#### [GIVEN INFORMATION]
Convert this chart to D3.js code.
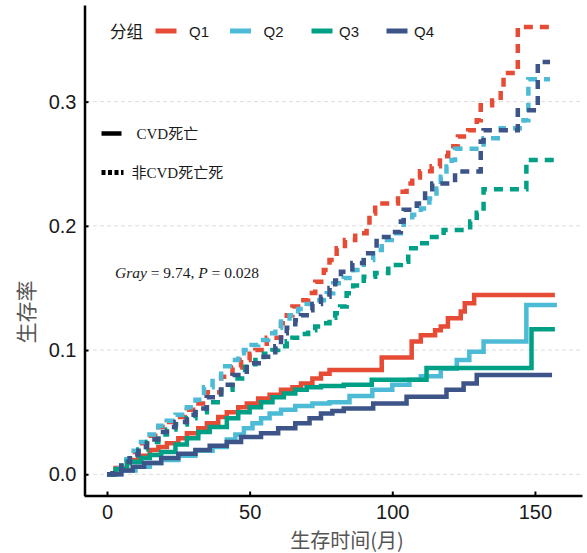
<!DOCTYPE html>
<html>
<head>
<meta charset="utf-8">
<script src="https://cdn.jsdelivr.net/npm/d3@7"></script>
<style>
  body { margin: 0; background: #fff; }
  svg { display: block; }
</style>
</head>
<body>
<div id="chart"></div>
<script>
// cumulative incidence by group, CVD death (solid) vs non-CVD death (dashed)
const groups = ['Q1', 'Q2', 'Q3', 'Q4'];
const colors = ['#E64B35', '#4DBBD5', '#00A087', '#3C5488'];
const xTicks = [0, 50, 100, 150];
const yTicks = [0, 0.1, 0.2, 0.3];

// [time (months), cumulative rate]
const q1Cvd = [[0,0],[3,0.005],[7,0.0115],[11,0.015],[15,0.0196],[18,0.022],[21,0.025],[25,0.029],[28,0.033],[32,0.037],[35,0.041],[39,0.046],[42,0.05],[46,0.054],[49,0.057],[53,0.061],[57,0.064],[61,0.068],[65,0.07],[68,0.073],[72,0.077],[75,0.081],[78,0.084],[96.3,0.094],[106.8,0.1068],[110,0.112],[115,0.116],[117,0.119],[119.5,0.1256],[124,0.131],[125.4,0.1377],[128.7,0.1444],[157,0.1444]];
const q2Cvd = [[0,0],[5,0.003],[10,0.006],[15,0.009],[19,0.0115],[25,0.015],[31,0.019],[37,0.022],[42,0.028],[45,0.032],[48,0.037],[51,0.041],[54,0.045],[57,0.049],[61,0.052],[66,0.055],[72,0.057],[78,0.058],[85,0.063],[93,0.068],[100,0.072],[106,0.076],[110,0.079],[117,0.085],[122.6,0.092],[127,0.0987],[132,0.1068],[147,0.1363],[157.7,0.1363]];
const q3Cvd = [[0,0],[3,0.004],[7,0.01],[12,0.013],[15,0.0155],[19,0.018],[24,0.024],[28,0.029],[32,0.034],[36,0.038],[42,0.045],[46,0.05],[50,0.054],[54,0.058],[58,0.062],[62,0.065],[66,0.068],[70,0.07],[75,0.071],[83,0.072],[92.8,0.076],[112,0.0856],[148.8,0.1167],[157,0.1167]];
const q4Cvd = [[0,0],[5,0.003],[9,0.006],[13,0.009],[19,0.013],[25,0.0165],[31,0.0196],[36,0.023],[42,0.026],[47,0.03],[54,0.033],[60,0.037],[66,0.041],[71,0.045],[75,0.049],[79,0.051],[83,0.053],[93.3,0.057],[105,0.0625],[119,0.068],[125,0.073],[129.6,0.08],[156,0.08]];

const q1Other = [[0,0],[2,0.004],[5,0.0115],[8,0.018],[11,0.025],[14,0.031],[18,0.038],[21,0.042],[24,0.046],[28,0.052],[31,0.057],[35,0.066],[40,0.0786],[44,0.086],[47,0.092],[50,0.097],[52,0.1],[56,0.11],[61,0.1216],[63,0.128],[65,0.135],[68,0.14],[70.5,0.146],[73,0.155],[76,0.1645],[78,0.1725],[80.5,0.182],[83.4,0.1886],[87,0.194],[91,0.2007],[92,0.21],[94,0.218],[102,0.2275],[105,0.234],[107,0.239],[109.7,0.244],[113.8,0.248],[116.7,0.256],[119.6,0.264],[123,0.272],[126.6,0.277],[129.6,0.285],[131,0.297],[135,0.301],[138,0.309],[139,0.323],[144,0.36],[155.5,0.36]];
const q2Other = [[0,0],[2,0.005],[5,0.012],[8,0.019],[11,0.026],[14,0.032],[18,0.039],[21,0.043],[24,0.048],[28,0.054],[31,0.06],[34,0.07],[37,0.077],[40,0.087],[43,0.092],[46,0.0974],[48,0.1],[50.7,0.104],[53,0.108],[56.5,0.1135],[59,0.118],[61,0.123],[64,0.128],[67,0.133],[70,0.137],[73,0.14],[77,0.1457],[79.3,0.1538],[83,0.158],[86.3,0.1645],[90,0.1725],[93.3,0.1806],[96.3,0.1886],[99.8,0.194],[104,0.2048],[107,0.209],[110,0.214],[113,0.222],[115.5,0.23],[117,0.2396],[119,0.2477],[120.8,0.253],[122,0.262],[132,0.2705],[138,0.2786],[146,0.285],[147.7,0.318],[155.3,0.318]];
const q3Other = [[0,0],[2,0.003],[5,0.009],[8,0.015],[11,0.02],[14,0.026],[18,0.032],[21,0.036],[24,0.04],[28,0.045],[31,0.05],[35,0.058],[40,0.068],[44,0.077],[48.4,0.0866],[52,0.092],[55,0.097],[58,0.1],[60,0.103],[63,0.107],[65,0.11],[68,0.113],[70.5,0.116],[73,0.119],[75,0.1216],[78,0.126],[80,0.1296],[81.7,0.135],[84,0.1457],[86.3,0.152],[90,0.159],[94,0.162],[98.6,0.1685],[103,0.171],[105.6,0.182],[109.7,0.186],[113,0.191],[118,0.1967],[127.3,0.2034],[129.6,0.2106],[132,0.2295],[147,0.253],[157,0.253]];
const q4Other = [[0,0],[2,0.003],[5,0.01],[8,0.016],[11,0.022],[14,0.028],[18,0.034],[21,0.038],[24,0.042],[28,0.048],[31,0.053],[35,0.062],[40,0.072],[44,0.08],[49,0.0894],[54,0.0947],[59,0.103],[61,0.1135],[63,0.118],[66,0.124],[68,0.128],[70,0.132],[72,0.137],[75,0.143],[78,0.15],[80,0.156],[82,0.163],[86,0.17],[90,0.178],[94.5,0.191],[99.8,0.195],[103,0.2034],[104,0.213],[108.6,0.218],[111.5,0.226],[114,0.234],[122,0.2437],[131,0.268],[132,0.277],[144,0.293],[151,0.332],[155.3,0.332]];

const cvdSeries = [q1Cvd, q2Cvd, q3Cvd, q4Cvd];
const otherSeries = [q1Other, q2Other, q3Other, q4Other];

let width = 587;
let height = 553;

let svg = d3.select('#chart').append('svg')
  .attr('width', width)
  .attr('height', height);

let xscale = d3.scaleLinear().domain([-8.06, 166.5]).range([84, 582]);
let yscale = d3.scaleLinear().domain([-0.0171, 0.3778]).range([495.5, 5]);

const sans = '"Liberation Sans", Arial, "Noto Sans CJK SC", sans-serif';
const serif = '"Liberation Serif", "Times New Roman", "Noto Sans CJK SC", serif';

// grid lines
svg.append('g')
  .selectAll('line')
  .data(yTicks)
  .join('line')
  .attr('x1', 86)
  .attr('x2', 582)
  .attr('y1', (d) => yscale(d))
  .attr('y2', (d) => yscale(d))
  .attr('stroke', '#dcdcdc')
  .attr('stroke-width', 1)
  .attr('stroke-dasharray', '4,3');

// curves
let line = d3.line()
  .x((d) => xscale(d[0]))
  .y((d) => yscale(d[1]))
  .curve(d3.curveStepAfter);

let curves = svg.append('g').attr('fill', 'none');
groups.forEach(function (g, i) {
  curves.append('path')
    .attr('d', line(otherSeries[i]))
    .attr('stroke', colors[i])
    .attr('stroke-width', 4.5)
    .attr('stroke-dasharray', '9,7');
  curves.append('path')
    .attr('d', line(cvdSeries[i]))
    .attr('stroke', colors[i])
    .attr('stroke-width', 4.5);
});

// axes
let xaxis = d3.axisBottom(xscale).tickValues(xTicks).tickSizeInner(-4).tickSizeOuter(0).tickPadding(9);
let yaxis = d3.axisLeft(yscale).tickValues(yTicks).tickFormat(d3.format('.1f')).tickSizeInner(-4).tickSizeOuter(0).tickPadding(8);

let gx = svg.append('g').attr('transform', 'translate(0, 495.5)').call(xaxis);
let gy = svg.append('g').attr('transform', 'translate(84.5, 0)').call(yaxis);

[gx, gy].forEach(function (a) {
  a.select('.domain').attr('stroke', '#000').attr('stroke-width', 2.5);
  a.selectAll('.tick line').attr('stroke', '#000').attr('stroke-width', 2);
  a.selectAll('.tick text')
    .attr('fill', '#1a1a1a')
    .style('font-family', sans)
    .style('font-size', '20px');
});

// axis titles
svg.append('text')
  .text('生存时间(月)')
  .attr('x', 347)
  .attr('y', 548)
  .attr('text-anchor', 'middle')
  .attr('fill', '#555')
  .style('font-family', '"Noto Sans CJK SC", sans-serif')
  .style('font-size', '20px');

svg.append('text')
  .text('生存率')
  .attr('transform', 'translate(34, 312) rotate(-90)')
  .attr('text-anchor', 'middle')
  .attr('fill', '#555')
  .style('font-family', '"Noto Sans CJK SC", sans-serif')
  .style('font-size', '21px');

// group legend
let legend = svg.append('g');
legend.append('text')
  .text('分组')
  .attr('x', 110)
  .attr('y', 38)
  .attr('fill', '#1a1a1a')
  .style('font-family', '"Noto Sans CJK SC", sans-serif')
  .style('font-size', '16.5px');

const keyX = [155.5, 230, 311.5, 386.5];
const labelX = [189, 263.5, 339, 414];
groups.forEach(function (g, i) {
  legend.append('line')
    .attr('x1', keyX[i])
    .attr('x2', keyX[i] + 21)
    .attr('y1', 31)
    .attr('y2', 31)
    .attr('stroke', colors[i])
    .attr('stroke-width', 5);
  legend.append('text')
    .text(g)
    .attr('x', labelX[i])
    .attr('y', 36.5)
    .attr('fill', '#1a1a1a')
    .style('font-family', sans)
    .style('font-size', '15px');
});

// line type legend
const typeLabels = ['CVD死亡', '非CVD死亡死'];
const typeDash = [null, '4,2.5'];
const typeY = [133.5, 172.5];
const typeTextX = [136.5, 131.5];
typeLabels.forEach(function (t, i) {
  legend.append('line')
    .attr('x1', 101.5)
    .attr('x2', i === 0 ? 121.5 : 123.5)
    .attr('y1', typeY[i])
    .attr('y2', typeY[i])
    .attr('stroke', '#000')
    .attr('stroke-width', i === 0 ? 4.5 : 5)
    .attr('stroke-dasharray', typeDash[i]);
  legend.append('text')
    .text(t)
    .attr('x', typeTextX[i])
    .attr('y', typeY[i] + 5.5)
    .attr('fill', '#1a1a1a')
    .style('font-family', serif)
    .style('font-size', '15px');
});

// test statistic
let stat = svg.append('text')
  .attr('x', 115)
  .attr('y', 278)
  .attr('fill', '#1a1a1a')
  .style('font-family', serif)
  .style('font-size', '15.5px');
stat.append('tspan').text('Gray').style('font-style', 'italic');
stat.append('tspan').text(' = 9.74, ');
stat.append('tspan').text('P').style('font-style', 'italic');
stat.append('tspan').text(' = 0.028');
</script>
</body>
</html>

#### [OBJECTIVE]
Leave out the pictures. Transcribe only the lines above, from the first through the one that contains "const yTicks = [0, 0.1, 0.2, 0.3];".

#### [SOLUTION TO THIS PROBLEM]
Convert this chart to D3.js code.
<!DOCTYPE html>
<html>
<head>
<meta charset="utf-8">
<script src="https://cdn.jsdelivr.net/npm/d3@7"></script>
<style>
  body { margin: 0; background: #fff; }
  svg { display: block; }
</style>
</head>
<body>
<div id="chart"></div>
<script>
// cumulative incidence by group, CVD death (solid) vs non-CVD death (dashed)
const groups = ['Q1', 'Q2', 'Q3', 'Q4'];
const colors = ['#E64B35', '#4DBBD5', '#00A087', '#3C5488'];
const xTicks = [0, 50, 100, 150];
const yTicks = [0, 0.1, 0.2, 0.3];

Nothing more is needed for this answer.